§ Task statement
Give the number of lines containing the word "page" and nothing more.

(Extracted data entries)
_ _ _ _ _ _ _
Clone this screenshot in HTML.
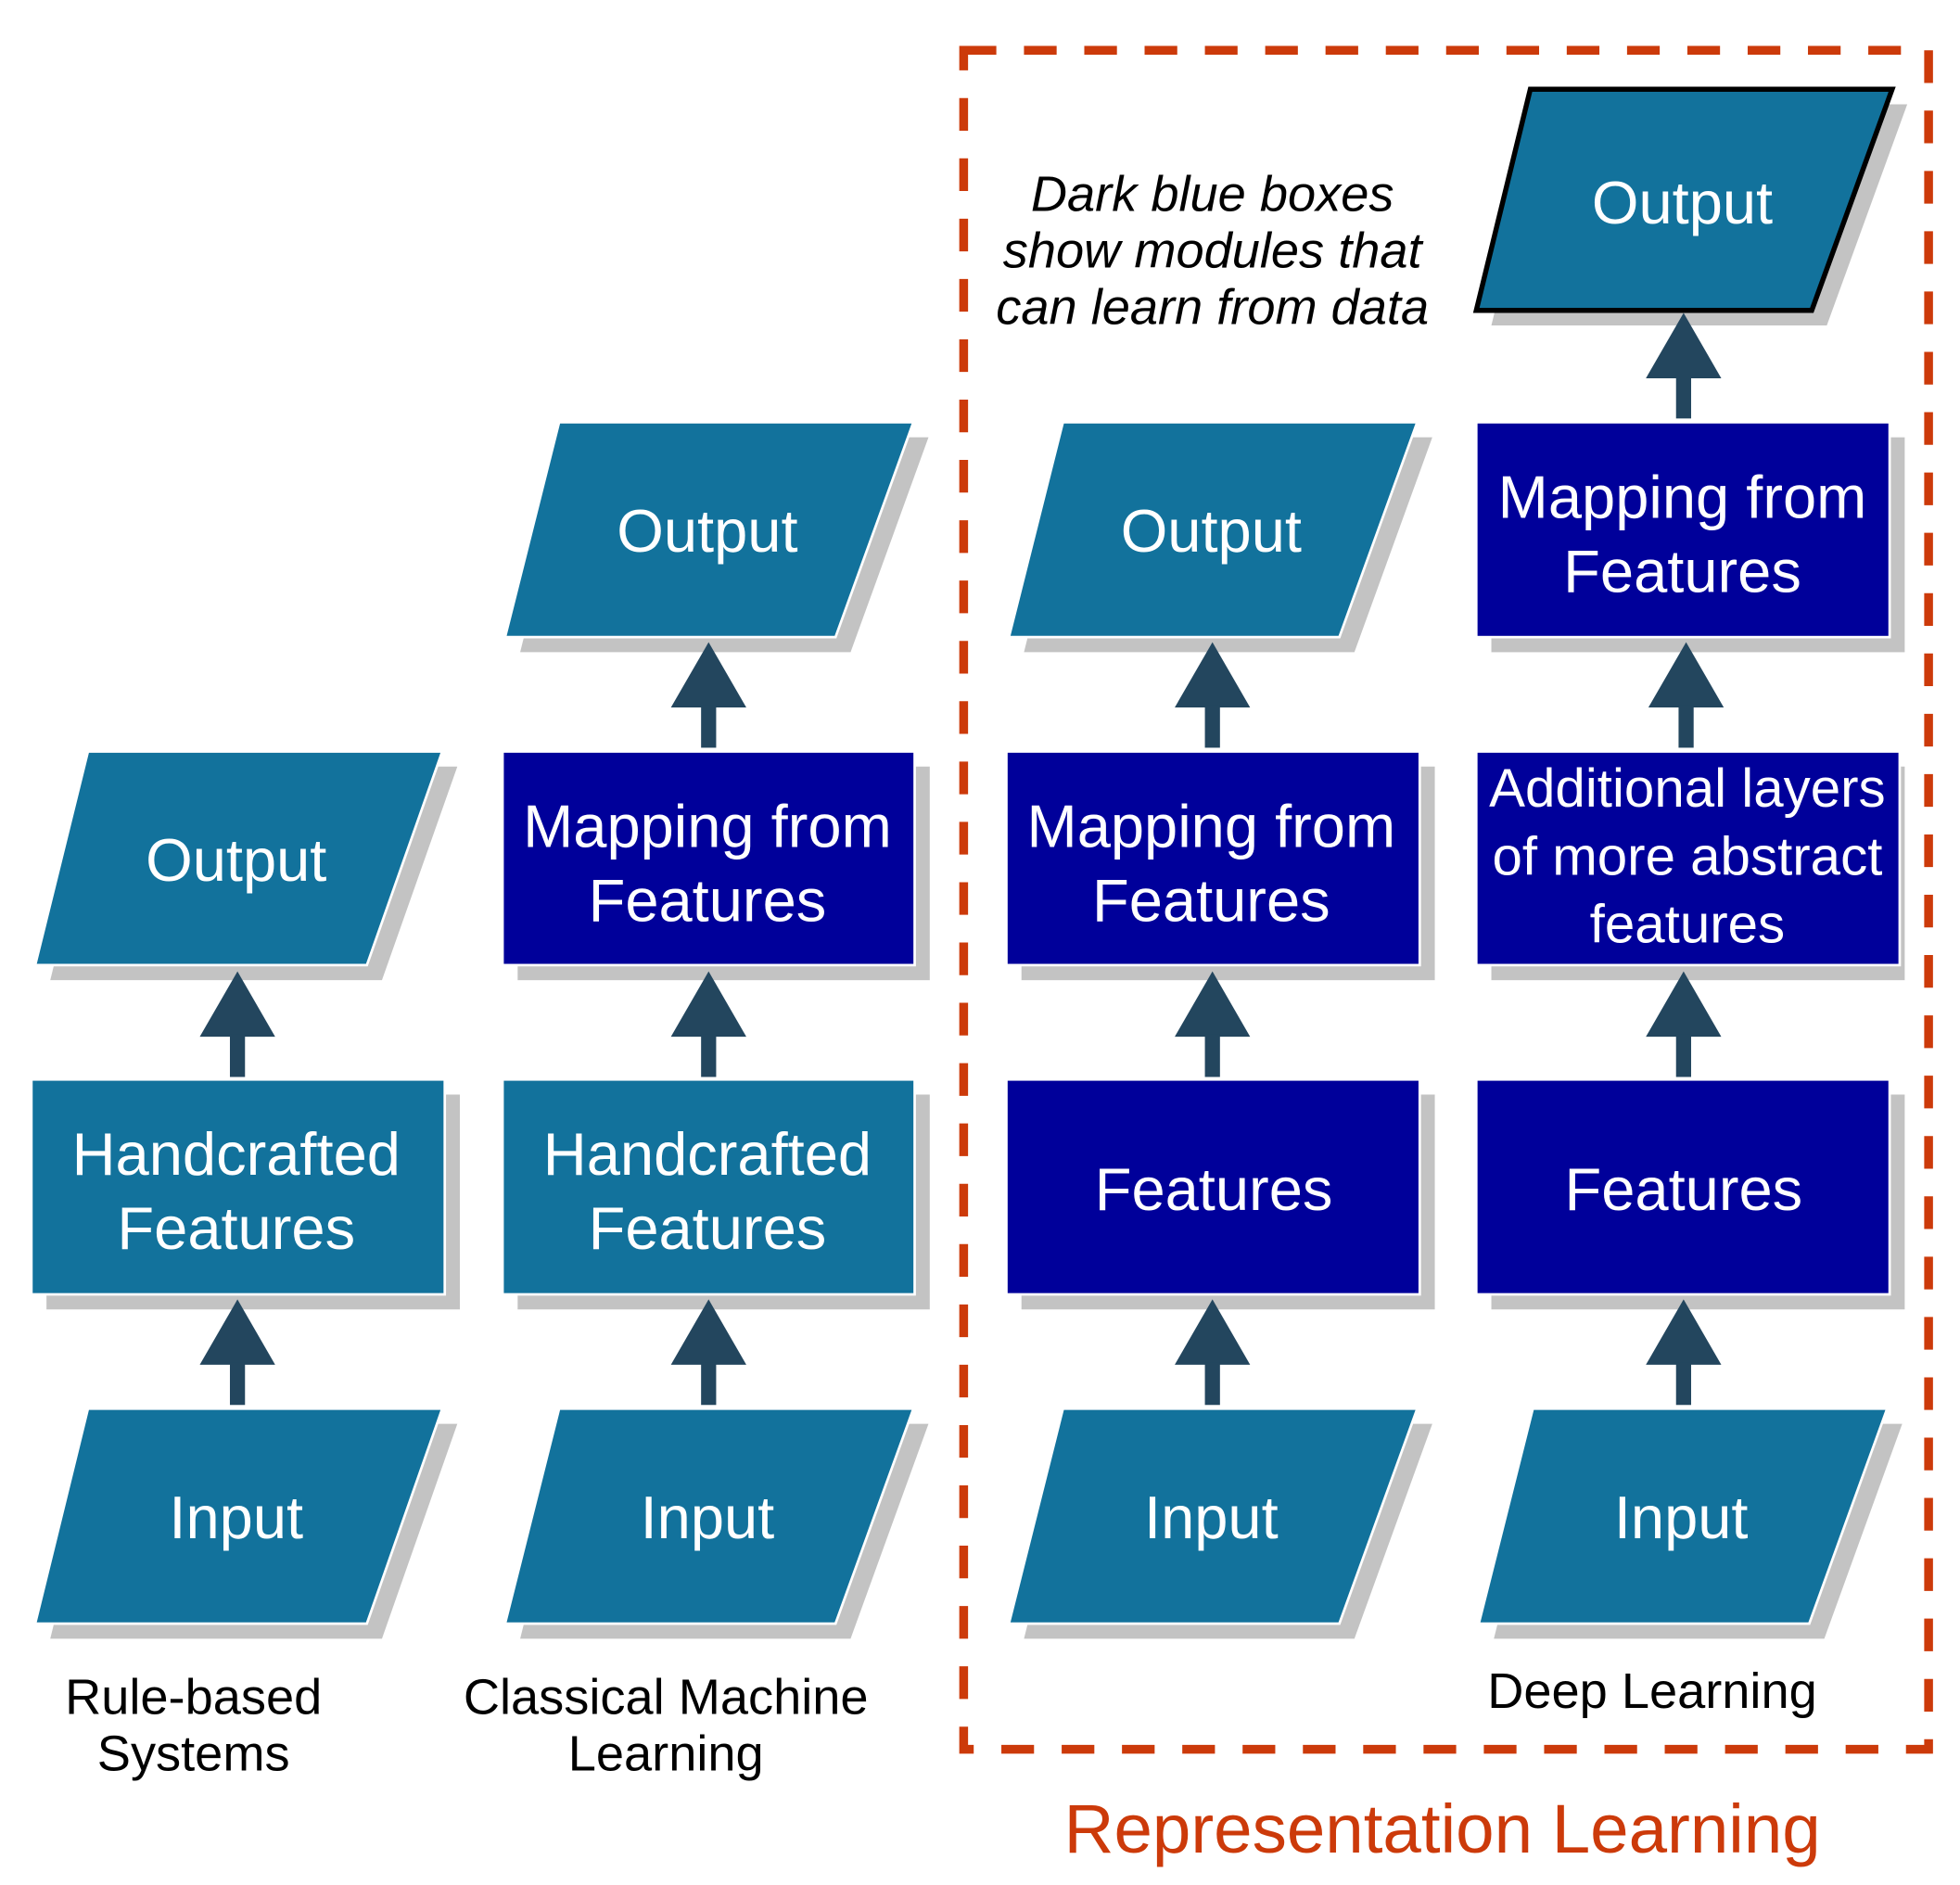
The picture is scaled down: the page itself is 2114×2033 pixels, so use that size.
<!DOCTYPE html>
<html><head><meta charset="utf-8"><style>html,body{margin:0;padding:0;background:#fff}svg{display:block}</style></head><body>
<svg width="2114" height="2033" viewBox="0 0 1560 1500" preserveAspectRatio="none" xmlns="http://www.w3.org/2000/svg" font-family="Liberation Sans, Arial, sans-serif">
<defs>
<g id="arr"><polygon points="0,0 -30,52 30,52" fill="#23465e"/><rect x="-6" y="50" width="12" height="34" fill="#23465e"/></g>
</defs>
<g fill="#c3c3c3">
<polygon points="82,610 364,610 304,780 40,780"/>
<rect x="37" y="871" width="329" height="171"/>
<polygon points="82,1133 364,1133 304,1304 40,1304"/>
<polygon points="457,348 739,348 677,519 414,519"/>
<rect x="412" y="610" width="328" height="170"/>
<rect x="412" y="871" width="328" height="171"/>
<polygon points="457,1133 739,1133 677,1304 414,1304"/>
<polygon points="858,348 1140,348 1078,519 815,519"/>
<rect x="813" y="610" width="329" height="170"/>
<rect x="813" y="871" width="329" height="171"/>
<polygon points="858,1133 1140,1133 1078,1304 815,1304"/>
<polygon points="1230,83 1518,83 1454,259 1187,259"/>
<rect x="1187" y="348" width="329" height="171"/>
<rect x="1187" y="610" width="329" height="170"/>
<rect x="1187" y="871" width="329" height="171"/>
<polygon points="1232,1133 1514,1133 1452,1304 1189,1304"/>
</g>
<g stroke="#fff" stroke-width="2">
<polygon points="70,598 352,598 292,768 28,768" fill="#12729c"/>
<rect x="25" y="859" width="329" height="171" fill="#12729c"/>
<polygon points="70,1121 352,1121 292,1292 28,1292" fill="#12729c"/>
<polygon points="445,336 727,336 665,507 402,507" fill="#12729c"/>
<rect x="400" y="598" width="328" height="170" fill="#00009a"/>
<rect x="400" y="859" width="328" height="171" fill="#12729c"/>
<polygon points="445,1121 727,1121 665,1292 402,1292" fill="#12729c"/>
<polygon points="846,336 1128,336 1066,507 803,507" fill="#12729c"/>
<rect x="801" y="598" width="329" height="170" fill="#00009a"/>
<rect x="801" y="859" width="329" height="171" fill="#00009a"/>
<polygon points="846,1121 1128,1121 1066,1292 803,1292" fill="#12729c"/>
<rect x="1175" y="336" width="329" height="171" fill="#00009a"/>
<rect x="1175" y="598" width="337" height="170" fill="#00009a"/>
<rect x="1175" y="859" width="329" height="171" fill="#00009a"/>
<polygon points="1220,1121 1502,1121 1440,1292 1177,1292" fill="#12729c"/>
</g>
<polygon points="1218,71 1506,71 1442,247 1175,247" fill="#12729c" stroke="#000" stroke-width="4"/>
<use href="#arr" x="189" y="773"/>
<use href="#arr" x="189" y="1034"/>
<use href="#arr" x="564" y="511"/>
<use href="#arr" x="564" y="773"/>
<use href="#arr" x="564" y="1034"/>
<use href="#arr" x="965" y="511"/>
<use href="#arr" x="965" y="773"/>
<use href="#arr" x="965" y="1034"/>
<use href="#arr" x="1340" y="249"/>
<use href="#arr" x="1342" y="511"/>
<use href="#arr" x="1340" y="773"/>
<use href="#arr" x="1340" y="1034"/>
<rect x="767" y="40" width="768" height="1352" fill="none" stroke="#cc3a0a" stroke-width="7" stroke-dasharray="26,22"/>
<g fill="#fff" text-anchor="middle" font-size="48">
<text x="188" y="701">Output</text>
<text x="188" y="935">Handcrafted</text>
<text x="188" y="994">Features</text>
<text x="188" y="1224">Input</text>
<text x="563" y="439">Output</text>
<text x="563" y="674">Mapping from</text>
<text x="563" y="733">Features</text>
<text x="563" y="935">Handcrafted</text>
<text x="563" y="994">Features</text>
<text x="563" y="1224">Input</text>
<text x="964" y="439">Output</text>
<text x="964" y="674">Mapping from</text>
<text x="964" y="733">Features</text>
<text x="966" y="963">Features</text>
<text x="964" y="1224">Input</text>
<text x="1339" y="178">Output</text>
<text x="1339" y="412">Mapping from</text>
<text x="1339" y="471">Features</text>
<text x="1340" y="963">Features</text>
<text x="1338" y="1224">Input</text>
<g font-size="43"><text x="1343" y="642">Additional layers</text><text x="1343" y="696">of more abstract</text><text x="1343" y="750">features</text></g>
</g>
<g fill="#000" text-anchor="middle" font-size="40">
<text x="154" y="1364">Rule-based</text><text x="154" y="1409">Systems</text>
<text x="530" y="1364">Classical Machine</text><text x="530" y="1409">Learning</text>
<text x="1315" y="1359">Deep Learning</text>
<g font-style="italic"><text x="965" y="168">Dark blue boxes</text><text x="965" y="213">show modules that</text><text x="965" y="258">can learn from data</text></g>
</g>
<text x="1148" y="1474" text-anchor="middle" font-size="55" fill="#cc3a0a">Representation Learning</text>
</svg>
</body></html>
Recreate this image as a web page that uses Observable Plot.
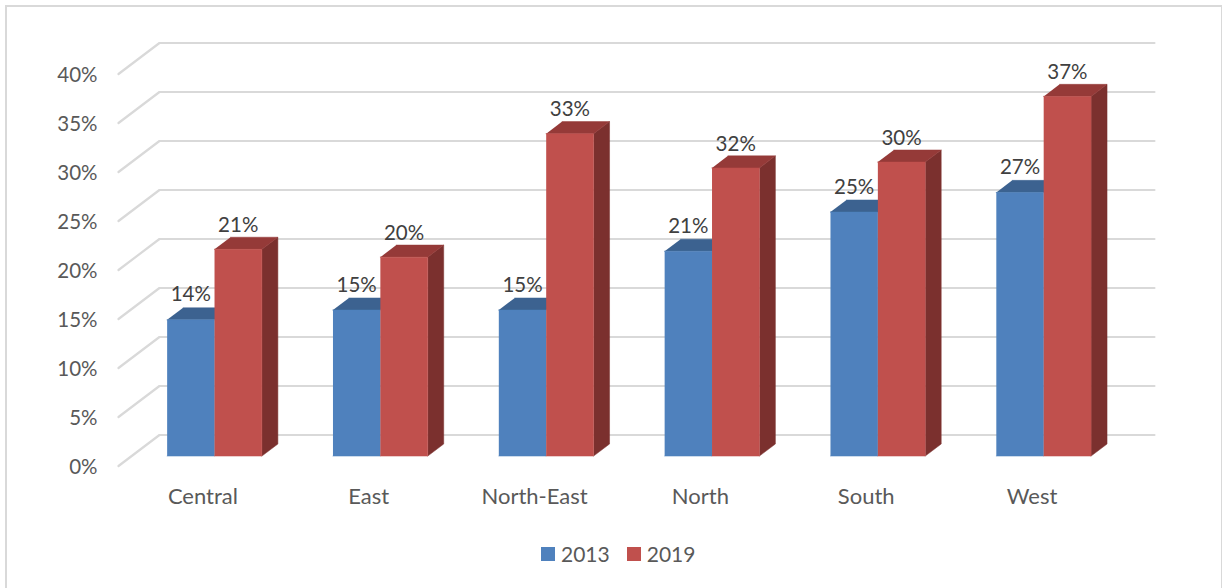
<!DOCTYPE html>
<html>
<head>
<meta charset="utf-8">
<script src="https://cdn.jsdelivr.net/npm/d3@7"></script>
<script src="https://cdn.jsdelivr.net/npm/@observablehq/plot@0.6"></script>
<style>
  html, body { margin: 0; padding: 0; background: #fff; }
  #page { position: relative; width: 1222px; height: 588px; overflow: hidden; font-family: Lato, sans-serif; }
  #frame { position: absolute; left: 5px; top: 5px; width: 1214px; height: 640px; border: 2px solid #d9d9d9; pointer-events: none; }
  #legend { position: absolute; left: 541px; top: 541px; display: flex; align-items: center; font-size: 21px; color: #595959; line-height: 26px; }
  #legend i { display: inline-block; width: 14px; height: 14px; margin-right: 6px; }
  #legend span { margin-right: 17px; display: flex; align-items: center; }
  #chart svg { display: block; position: absolute; left: 0; top: 0; }
</style>
</head>
<body>
<div id="page">
  <div id="chart"></div>
  <div id="frame"></div>
  <div id="legend"></div>
</div>
<script>
const categories = ["Central", "East", "North-East", "North", "South", "West"];
const values2013 = [13.9, 14.9, 14.9, 20.9, 24.9, 26.9];
const values2019 = [21.1, 20.3, 32.9, 29.4, 30, 36.7];
const labels2013 = ["14%", "15%", "15%", "21%", "25%", "27%"];
const labels2019 = ["21%", "20%", "33%", "32%", "30%", "37%"];
const yTicks = [0, 5, 10, 15, 20, 25, 30, 35, 40];
const seriesNames = ["2013", "2019"];
const seriesColors = ["#4f81bd", "#c0504d"];
const topColors = ["#3c6290", "#953a38"];
const sideColor = "#7b302e";
const gridColor = "#d9d9d9";

// Oblique projection of the 3D chart: depth t (0 front of floor, 1 back wall)
const depthX = 41 / 166;      // category units
const depthY = 31 / 9.8;      // percent units
const barW = 1 / 3.5;
const tFront = 0.32, tBack = 0.71;
const px = (x, t) => x + t * depthX;
const py = (v, t) => v + t * depthY;

const rows = (pts, id) => pts.map(([x, y]) => ({x, y, id}));

function frontFace(i, v, s) {
  const x0 = i + 0.5 - barW + s * barW, x1 = x0 + barW, t = tFront;
  return rows([[px(x0,t),py(0,t)],[px(x1,t),py(0,t)],[px(x1,t),py(v,t)],[px(x0,t),py(v,t)]], `f${i}${s}`);
}
function topFace(i, v, s) {
  const x0 = i + 0.5 - barW + s * barW, x1 = x0 + barW;
  return rows([[px(x0,tFront),py(v,tFront)],[px(x1,tFront),py(v,tFront)],[px(x1,tBack),py(v,tBack)],[px(x0,tBack),py(v,tBack)]], `t${i}${s}`);
}
function sideFace(i, v, s) {
  const x1 = i + 0.5 - barW + s * barW + barW;
  return rows([[px(x1,tFront),py(0,tFront)],[px(x1,tBack),py(0,tBack)],[px(x1,tBack),py(v,tBack)],[px(x1,tFront),py(v,tFront)]], `s${i}${s}`);
}
const face = (data, fill) => Plot.line(data, {x: "x", y: "y", z: "id", fill, stroke: fill, strokeWidth: 0.5});

const grid = yTicks.flatMap(v => rows([[0, v], [px(0,1), py(v,1)], [px(6,1), py(v,1)]], `g${v}`));

const blueTop = values2013.flatMap((v,i) => topFace(i,v,0));
const blueFront = values2013.flatMap((v,i) => frontFace(i,v,0));
const redTop = values2019.flatMap((v,i) => topFace(i,v,1));
const redSide = values2019.flatMap((v,i) => sideFace(i,v,1));
const redFront = values2019.flatMap((v,i) => frontFace(i,v,1));

const labelRows = (vals, labs, s) => vals.map((v,i) => ({
  x: px(i + 0.5 - barW + (s + 0.5) * barW, tFront),
  y: py(v, tFront),
  text: labs[i]
}));

const plot = Plot.plot({
  width: 1222,
  height: 588,
  marginLeft: 118,
  marginRight: 109,
  marginTop: 73.5,
  marginBottom: 122.5,
  style: {fontFamily: "Lato, sans-serif", fontSize: "20.5px", background: "transparent", overflow: "visible"},
  x: {type: "linear", domain: [0, 6]},
  y: {type: "linear", domain: [0, 40]},
  marks: [
    Plot.line(grid, {x: "x", y: "y", z: "id", stroke: gridColor, strokeWidth: 2.2}),
    face(blueTop, topColors[0]),
    face(blueFront, seriesColors[0]),
    face(redSide, sideColor),
    face(redTop, topColors[1]),
    face(redFront, seriesColors[1]),
    Plot.axisY(yTicks, {tickSize: 0, tickPadding: 21, dy: 1.5, tickFormat: d => d + "%", label: null, fill: "#595959", fontSize: 20.5}),
    Plot.axisX(categories.map((c,i) => i + 0.5), {tickSize: 0, tickPadding: 22, dx: 1.5, tickFormat: d => categories[d - 0.5], label: null, fill: "#595959", fontSize: 22}),
    Plot.text(labelRows(values2013, labels2013, 0), {x: "x", y: "y", text: "text", dy: -25, fill: "#404040", fontSize: 20.5}),
    Plot.text(labelRows(values2019, labels2019, 1), {x: "x", y: "y", text: "text", dy: -24, fill: "#404040", fontSize: 20.5})
  ]
});
document.getElementById("chart").appendChild(plot);

const legend = document.getElementById("legend");
seriesNames.forEach((n, k) => {
  const s = document.createElement("span");
  const sw = document.createElement("i");
  sw.style.background = seriesColors[k];
  s.appendChild(sw);
  s.appendChild(document.createTextNode(n));
  legend.appendChild(s);
});
</script>
</body>
</html>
_ _ _ _ _ _ _
§ Correct response
4